Your instructions
List all lines of the data containing the word "seaborn".

Records to process
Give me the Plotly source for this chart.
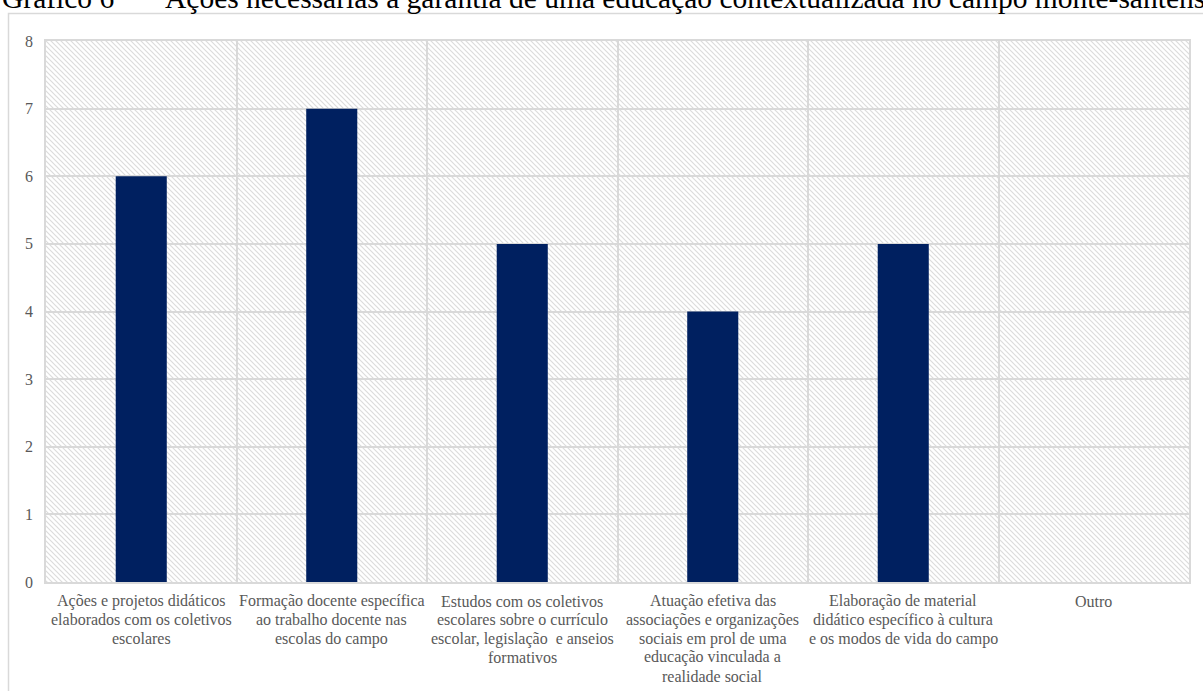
import base64
import plotly.graph_objects as go

# Survey answers: actions needed for a contextualised rural education
categories = [
    "Ações e projetos didáticos<br>elaborados com os coletivos<br>escolares",
    "Formação docente específica<br>ao trabalho docente nas<br>escolas do campo",
    "Estudos com os coletivos<br>escolares sobre o currículo<br>escolar, legislação\u00a0 e anseios<br>formativos",
    "Atuação efetiva das<br>associações e organizações<br>sociais em prol de uma<br>educação vinculada a<br>realidade social",
    "Elaboração de material<br>didático específico à cultura<br>e os modos de vida do campo",
    "Outro",
]
responses = [6, 7, 5, 4, 5, 0]
y_ticks = [0, 1, 2, 3, 4, 5, 6, 7, 8]

title_label = "Gráfico 6"
title_text = "Ações necessárias à garantia de uma educação contextualizada no campo monte-santense"

W, H = 1203, 691
ML, MR, MT, MB = 46, 14, 41, 109
PW, PH = W - ML - MR, H - MT - MB

GRID = "#D9D9D9"
LABEL = "#595959"
SERIF = "Liberation Serif, Times New Roman, serif"
LABEL_SIZE = 16
LINE_STEP = 18.75     # px between wrapped label lines
FIRST_LINE = 601      # px from top, centre of first label line


def px_x(p):
    return (p - ML) / PW


def px_y(p):
    return (H - MB - p) / PH


# diagonal hatch used as the plot-area fill
hatch_svg = (
    f"<svg xmlns='http://www.w3.org/2000/svg' width='{PW}' height='{PH}'>"
    "<defs><pattern id='h' width='5' height='5' patternUnits='userSpaceOnUse'>"
    "<path d='M-1,-1 L6,6 M-1,4 L1,6 M4,-1 L6,1' stroke='#DCDCDC' stroke-width='1.2'/>"
    "</pattern></defs><rect width='100%' height='100%' fill='url(#h)'/></svg>"
)
hatch_uri = "data:image/svg+xml;base64," + base64.b64encode(hatch_svg.encode()).decode()

fig = go.Figure(
    go.Bar(
        x=categories,
        y=responses,
        marker=dict(color="#002060", line=dict(width=0)),
        hoverinfo="y",
    )
)

# category labels, one text per wrapped line, placed on the category axis
label_notes = []
for cat in categories:
    for j, line in enumerate(cat.split("<br>")):
        label_notes.append(
            dict(
                text=line, xref="x", yref="paper",
                x=cat, y=px_y(FIRST_LINE + j * LINE_STEP),
                xanchor="center", yanchor="middle", showarrow=False,
                font=dict(family=SERIF, size=LABEL_SIZE, color=LABEL),
            )
        )

title_notes = [
    dict(
        text=title_label, xref="paper", yref="paper",
        x=px_x(0), y=px_y(16), xanchor="left", yanchor="bottom",
        showarrow=False, font=dict(family=SERIF, size=29.5, color="black"),
    ),
    dict(
        text=title_text, xref="paper", yref="paper",
        x=px_x(163), y=px_y(16), xanchor="left", yanchor="bottom",
        showarrow=False, font=dict(family=SERIF, size=29.5, color="black"),
    ),
]

fig.update_layout(
    width=W,
    height=H,
    margin=dict(l=ML, r=MR, t=MT, b=MB, pad=0, autoexpand=False),
    paper_bgcolor="white",
    plot_bgcolor="rgba(0,0,0,0)",
    bargap=0.732,
    showlegend=False,
    images=[
        dict(
            source=hatch_uri,
            xref="paper", yref="paper",
            x=0, y=1, sizex=1, sizey=1,
            xanchor="left", yanchor="top",
            sizing="stretch", layer="below",
        )
    ],
    shapes=[
        dict(
            type="rect", xref="paper", yref="paper",
            x0=px_x(8.5), x1=px_x(W + 20), y0=px_y(H + 20), y1=px_y(13.5),
            line=dict(color=GRID, width=1.5), fillcolor="rgba(0,0,0,0)",
        )
    ],
    annotations=title_notes + label_notes,
)

fig.update_xaxes(
    type="category",
    tickson="boundaries",
    showgrid=True, gridcolor=GRID, gridwidth=1.5,
    showline=True, linecolor=GRID, linewidth=1.5, mirror=True,
    ticks="", showticklabels=False, automargin=False,
    fixedrange=True,
)
fig.update_yaxes(
    range=[0, 8],
    tickvals=y_ticks,
    showgrid=True, gridcolor=GRID, gridwidth=1.5,
    showline=True, linecolor=GRID, linewidth=1.5, mirror=True,
    zeroline=False, automargin=False,
    ticks="", ticklabelstandoff=8,
    tickfont=dict(family=SERIF, size=LABEL_SIZE, color=LABEL),
    fixedrange=True,
)

fig.write_html("out.html")
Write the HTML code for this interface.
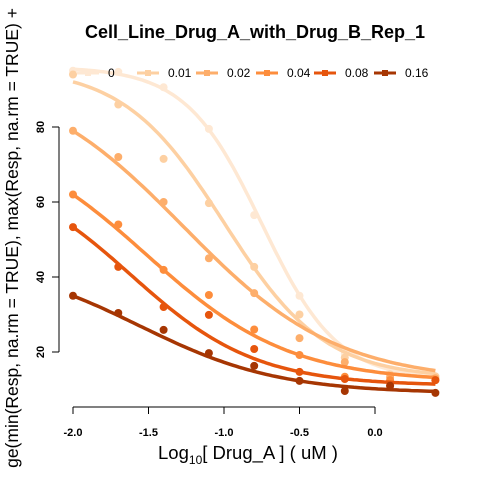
<!DOCTYPE html>
<html><head><meta charset="utf-8"><style>
body{margin:0;background:#fff}
svg{display:block;font-family:"Liberation Sans",sans-serif}
</style></head><body>
<svg id="c" width="480" height="480" viewBox="0 0 480 480">
<text x="255" y="38" text-anchor="middle" font-weight="bold" font-size="18">Cell_Line_Drug_A_with_Drug_B_Rep_1</text>
<text transform="translate(18,238) rotate(-90)" text-anchor="middle" font-size="17.5">ge(min(Resp, na.rm = TRUE), max(Resp, na.rm = TRUE) +</text>
<text x="248" y="459" text-anchor="middle" font-size="18.5">Log<tspan font-size="12" dy="5">10</tspan><tspan dy="-5">[ Drug_A ] ( uM )</tspan></text>
<g id="axes"></g><g id="series"></g><g id="legend"></g>
</svg>
<script>
const doses=["0","0.01","0.02","0.04","0.08","0.16"];
const colors=["#FEE8D3","#FDD0A2","#FDAE6B","#FD8D3C","#E6550D","#A63603"];
const xVals=[-2,-1.7,-1.4,-1.1,-0.8,-0.5,-0.2,0.1,0.4];
const resp0=[95,94.7,90.6,79.5,56.5,35,19.5,14.5,13.5];
const resp1=[94,86,71.5,59.7,42.7,30,18.5,14,13.5];
const resp2=[79,72,60,45,35.7,23.7,17.3,13.3,13];
const resp3=[62,54,41.9,35.2,26,19.2,13.4,12.5,12.5];
const resp4=[53.3,42.7,32,29.9,20.8,14.7,12.8,11,12.5];
const resp5=[35,30.4,25.9,19.7,16.3,12.3,9.6,11,9.1];
const tops=[96,96,95,80,70,45];
const bottoms=[12.5,13,12,12,11,9];
const ec50s=[-0.75,-1.0,-1.27,-1.515,-1.615,-1.56];
const hills=[1.72,1.3,0.85,0.913,1.05,0.94];
const xTicks=[-2,-1.5,-1,-0.5,0];
const xTickLabels=["-2.0","-1.5","-1.0","-0.5","0.0"];
const yTicks=[20,40,60,80];
const resp=[resp0,resp1,resp2,resp3,resp4,resp5];
const X=v=>73+(v+2)*151;
const Y=v=>427-3.75*v;
const NS="http://www.w3.org/2000/svg";
function mk(t,a,p){const e=document.createElementNS(NS,t);for(const k in a)e.setAttribute(k,a[k]);p.appendChild(e);return e;}
const ax=document.getElementById('axes');
let e=mk('line',{x1:X(xTicks[0]),x2:X(xTicks[xTicks.length-1]),y1:407,y2:407,stroke:'#000'},ax);


xTicks.forEach((t,i)=>{
 let l=mk('line',{x1:X(t),x2:X(t),y1:407,y2:414,stroke:'#000'},ax);
 
 
 let tx=mk('text',{x:X(t),y:436,'text-anchor':'middle','font-size':11,'font-weight':'bold'},ax);tx.textContent=xTickLabels[i];
 
 
});
e=mk('line',{x1:59,x2:59,y1:Y(yTicks[yTicks.length-1]),y2:Y(yTicks[0]),stroke:'#000'},ax);


yTicks.forEach(t=>{
 let l=mk('line',{x1:52,x2:59,y1:Y(t),y2:Y(t),stroke:'#000'},ax);
 
 
 let tx=mk('text',{transform:`translate(44,${Y(t)}) rotate(-90)`,'text-anchor':'middle','font-size':11,'font-weight':'bold'},ax);tx.textContent=t;
 
 
});
const sg=document.getElementById('series');
doses.forEach((d,i)=>{
 let pts=[];for(let x=-2;x<=0.4001;x+=0.02){const y=bottoms[i]+(tops[i]-bottoms[i])/(1+Math.pow(10,(x-ec50s[i])*hills[i]));pts.push(X(x).toFixed(1)+','+Y(y).toFixed(1));}
 let p=mk('polyline',{points:pts.join(' '),fill:'none',stroke:colors[i],'stroke-width':3.5},sg);
 
 
 resp[i].forEach((v,j)=>{
  let c=mk('circle',{cx:X(xVals[j]),cy:Y(v),r:4,fill:colors[i]},sg);
  
  
 });
});
const lg=document.getElementById('legend');
const lgx=[77,137,196,256,314,374];
doses.forEach((d,i)=>{
 let g=mk('g',{},lg);
 
 
 mk('line',{x1:lgx[i],x2:lgx[i]+22,y1:73,y2:73,stroke:colors[i],'stroke-width':3},g);
 mk('rect',{x:lgx[i]+8,y:70,width:6,height:6,fill:colors[i]},g);
 let t=mk('text',{x:lgx[i]+31,y:77,'font-size':12},g);t.textContent=d;
});
</script>
</body></html>
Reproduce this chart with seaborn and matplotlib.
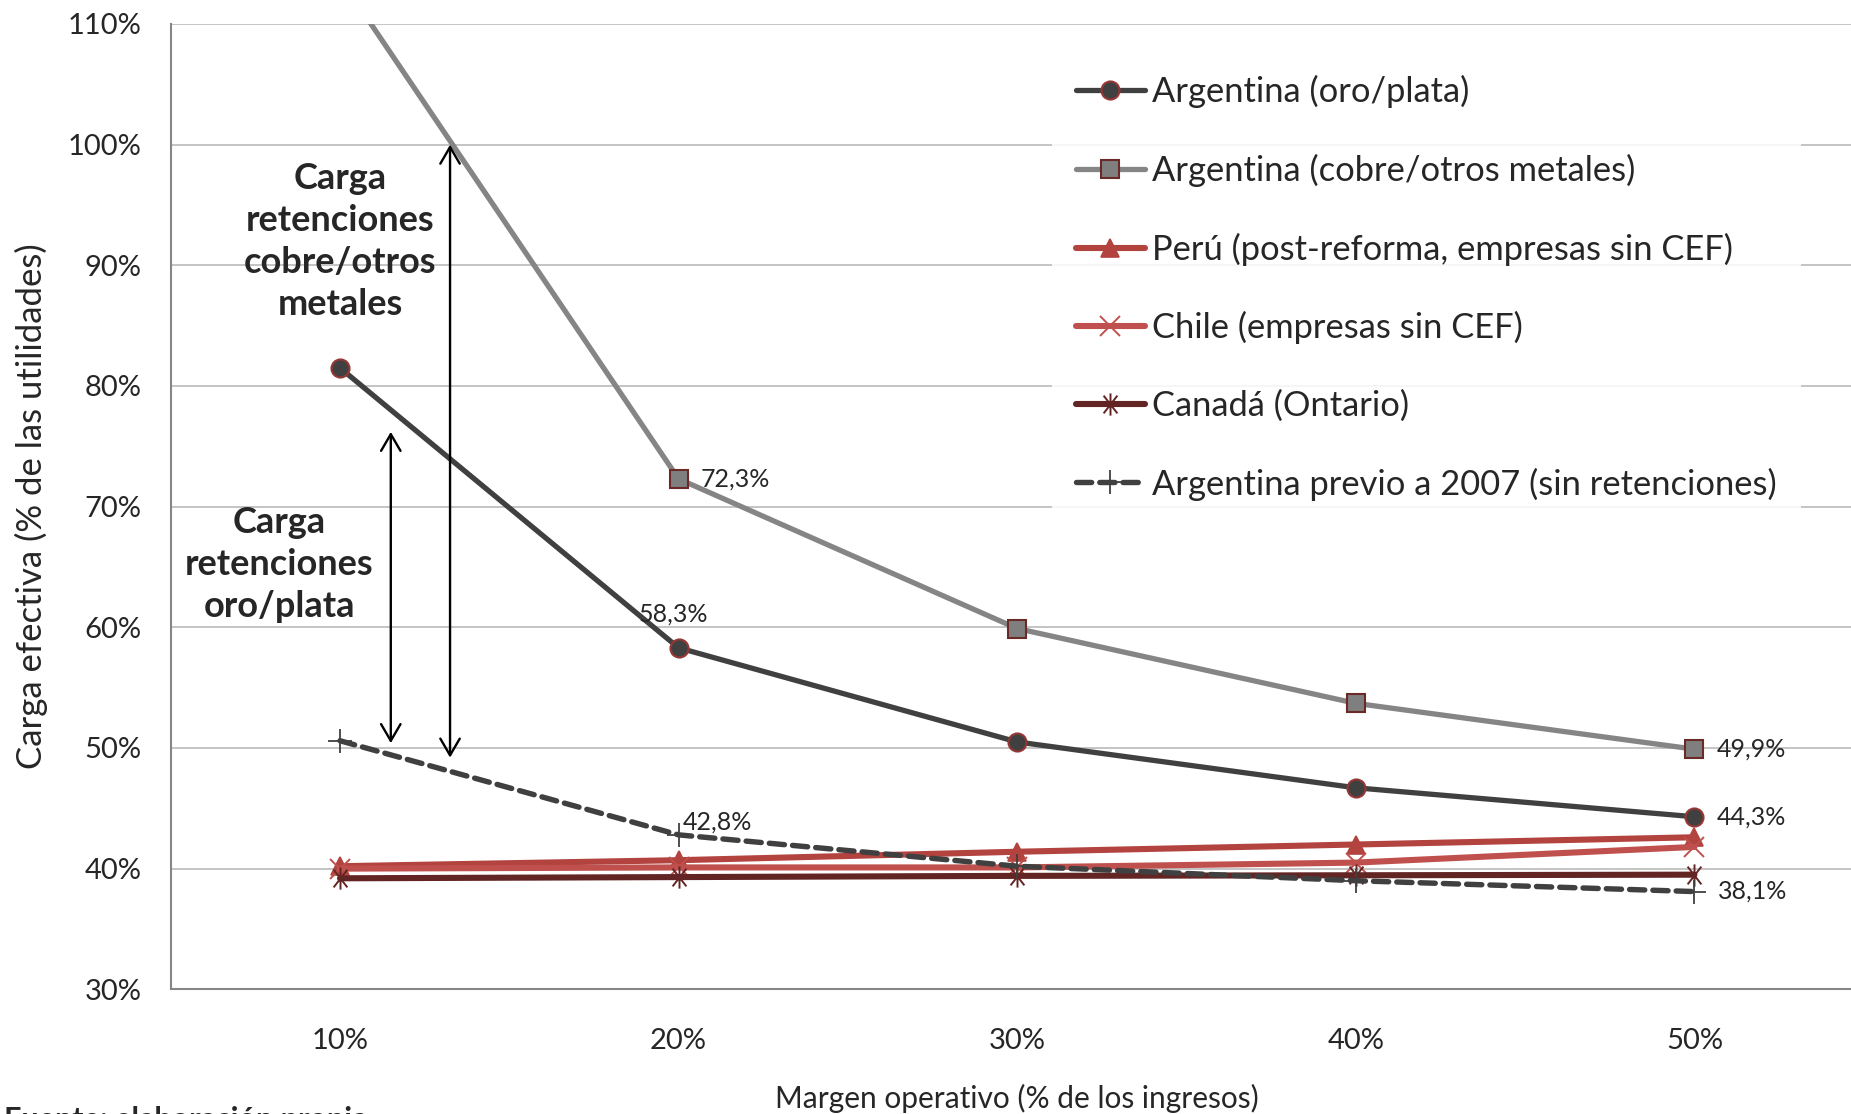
import matplotlib
matplotlib.use("Agg")
import matplotlib.pyplot as plt
import seaborn as sns
import pandas as pd
from matplotlib.path import Path

# ---------------- data ----------------
margins = [10, 20, 30, 40, 50]
x_labels = ["10%", "20%", "30%", "40%", "50%"]
y_ticks = [30, 40, 50, 60, 70, 80, 90, 100, 110]

series_names = [
    "Argentina (oro/plata)",
    "Argentina (cobre/otros metales)",
    "Perú (post-reforma, empresas sin CEF)",
    "Chile (empresas sin CEF)",
    "Canadá (Ontario)",
    "Argentina previo a 2007 (sin retenciones)",
]
arg_oro = [81.5, 58.3, 50.5, 46.7, 44.3]
arg_cobre = [113.8, 72.3, 59.9, 53.7, 49.9]
peru = [40.2, 40.7, 41.4, 42.0, 42.6]
chile = [40.0, 40.1, 40.1, 40.5, 41.8]
canada = [39.2, 39.3, 39.4, 39.45, 39.5]
arg_previo = [50.6, 42.8, 40.2, 39.0, 38.1]

values = [arg_oro, arg_cobre, peru, chile, canada, arg_previo]

x_title = "Margen operativo (% de los ingresos)"
y_title = "Carga efectiva (% de las utilidades)"
note_cobre = "Carga\nretenciones\ncobre/otros\nmetales"
note_oro = "Carga\nretenciones\noro/plata"
source_text = "Fuente: elaboración propia"

df = pd.DataFrame({
    "serie": [n for n, v in zip(series_names, values) for _ in v],
    "margen": [m for v in values for m in margins],
    "carga": [c for v in values for c in v],
})

# ---------------- style ----------------
sns.set_style("white")
plt.rcParams["font.family"] = ["Lato", "DejaVu Sans"]

star = Path([(0, -1), (0, 1), (-0.62, -0.8), (0.62, 0.8), (-0.62, 0.8), (0.62, -0.8)],
            [Path.MOVETO, Path.LINETO, Path.MOVETO, Path.LINETO, Path.MOVETO, Path.LINETO])

styles = [
    dict(color="#404040", lw=3.8, marker="o", ms=13, mfc="#404040", mec="#953735", mew=1.5, ls="-"),
    dict(color="#858585", lw=3.8, marker="s", ms=12.5, mfc="#7f7f7f", mec="#6b2a28", mew=1.5, ls="-"),
    dict(color="#b2433f", lw=4.4, marker="^", ms=13, mfc="#b2433f", mec="#b2433f", mew=1.2, ls="-"),
    dict(color="#c0504d", lw=4.4, marker="x", ms=14, mfc="#c0504d", mec="#c0504d", mew=1.4, ls="-"),
    dict(color="#632523", lw=4.4, marker=star, ms=16, mfc="none", mec="#632523", mew=1.4, ls="-"),
    dict(color="#404040", lw=3.9, marker="+", ms=17, mfc="#404040", mec="#404040", mew=1.3,
         ls=(0, (2.8, 1.5)), dash_capstyle="round"),
]

fig = plt.figure(figsize=(18.51, 11.14), dpi=100)
ax = fig.add_axes([170.7 / 1851, 1 - 989.3 / 1114, 5 * 338.6 / 1851, (989.3 - 24) / 1114])

for name, st in zip(series_names, styles):
    sub = df[df["serie"] == name]
    sns.lineplot(data=sub, x="margen", y="carga", ax=ax, label=name, **st)

# ---------------- axes ----------------
ax.set_xlim(5, 55)
ax.set_ylim(30, 110)
ax.set_xticks([5, 15, 25, 35, 45, 55])
ax.set_xticklabels([])
ax.set_xticks(margins, minor=True)
ax.set_xticklabels(x_labels, minor=True)
ax.tick_params(axis="x", which="major", length=8, width=1.5, color="#868686", direction="out")
ax.tick_params(axis="x", which="minor", length=0, pad=28, labelsize=21)
ax.set_yticks(y_ticks)
ax.set_yticklabels([f"{t}%" for t in y_ticks])
ax.tick_params(axis="y", length=8, width=1.5, color="#868686", direction="out", pad=13, labelsize=21)
ax.yaxis.grid(True, color="#c4c4c4", lw=1.4)
ax.xaxis.grid(False)
for s in ["top", "right"]:
    ax.spines[s].set_visible(False)
for s in ["left", "bottom"]:
    ax.spines[s].set_color("#868686")
    ax.spines[s].set_linewidth(1.5)
ax.set_xlabel("")
ax.set_ylabel("")
fig.text(861 * 1.1805 / 1851, 1 - 1098 / 1114, x_title, ha="center", va="center", fontsize=21.5)
fig.text(31 / 1851, 1 - 506 / 1114, y_title, ha="center", va="center", rotation=90, fontsize=25)

# ---------------- data labels ----------------
def fmt(v):
    return f"{v:.1f}%".replace(".", ",")

lab_kw = dict(textcoords="offset points", fontsize=18, va="center")
ax.annotate(fmt(arg_cobre[1]), (margins[1], arg_cobre[1]), xytext=(16, 0), ha="left", **lab_kw)
ax.annotate(fmt(arg_oro[1]), (margins[1], arg_oro[1]), xytext=(-4, 24), ha="center", **lab_kw)
ax.annotate(fmt(arg_previo[1]), (margins[1], arg_previo[1]), xytext=(3, 9), ha="left", **lab_kw)
ax.annotate(fmt(arg_cobre[4]), (margins[4], arg_cobre[4]), xytext=(16, 0), ha="left", **lab_kw)
ax.annotate(fmt(arg_oro[4]), (margins[4], arg_oro[4]), xytext=(16, 0), ha="left", **lab_kw)
ax.annotate(fmt(arg_previo[4]), (margins[4], arg_previo[4]), xytext=(17, 0), ha="left", **lab_kw)

# ---------------- arrows & notes ----------------
arrow_kw = dict(arrowstyle="<->,head_length=0.6,head_width=0.35", lw=1.7, color="black",
                shrinkA=0, shrinkB=0, mutation_scale=20)
ax.annotate("", xy=(13.25, 100), xytext=(13.25, 49.2), arrowprops=arrow_kw)
ax.annotate("", xy=(11.5, 76.2), xytext=(11.5, 50.4), arrowprops=arrow_kw)
ax.text(10.0, 92.0, note_cobre, ha="center", va="center", fontsize=26, fontweight="bold",
        linespacing=1.33)
ax.text(8.2, 65.2, note_oro, ha="center", va="center", fontsize=26, fontweight="bold",
        linespacing=1.33)

# ---------------- legend ----------------
leg = ax.legend(loc="upper left", bbox_to_anchor=(1035 / 1851, 1 - 34 / 1114),
                bbox_transform=fig.transFigure, fontsize=24.8, frameon=True,
                facecolor="white", edgecolor="none", framealpha=0.85, fancybox=False,
                handlelength=1.98, handletextpad=0.23, labelspacing=1.32, borderpad=0.7)

fig.text(4 / 1851, 1 - 1106 / 1114, source_text, ha="left", va="top", fontsize=22,
         fontweight="bold")

fig.savefig("out.png", dpi=100)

Problem solution
Reproduce this chart with seaborn and matplotlib.
import seaborn as sns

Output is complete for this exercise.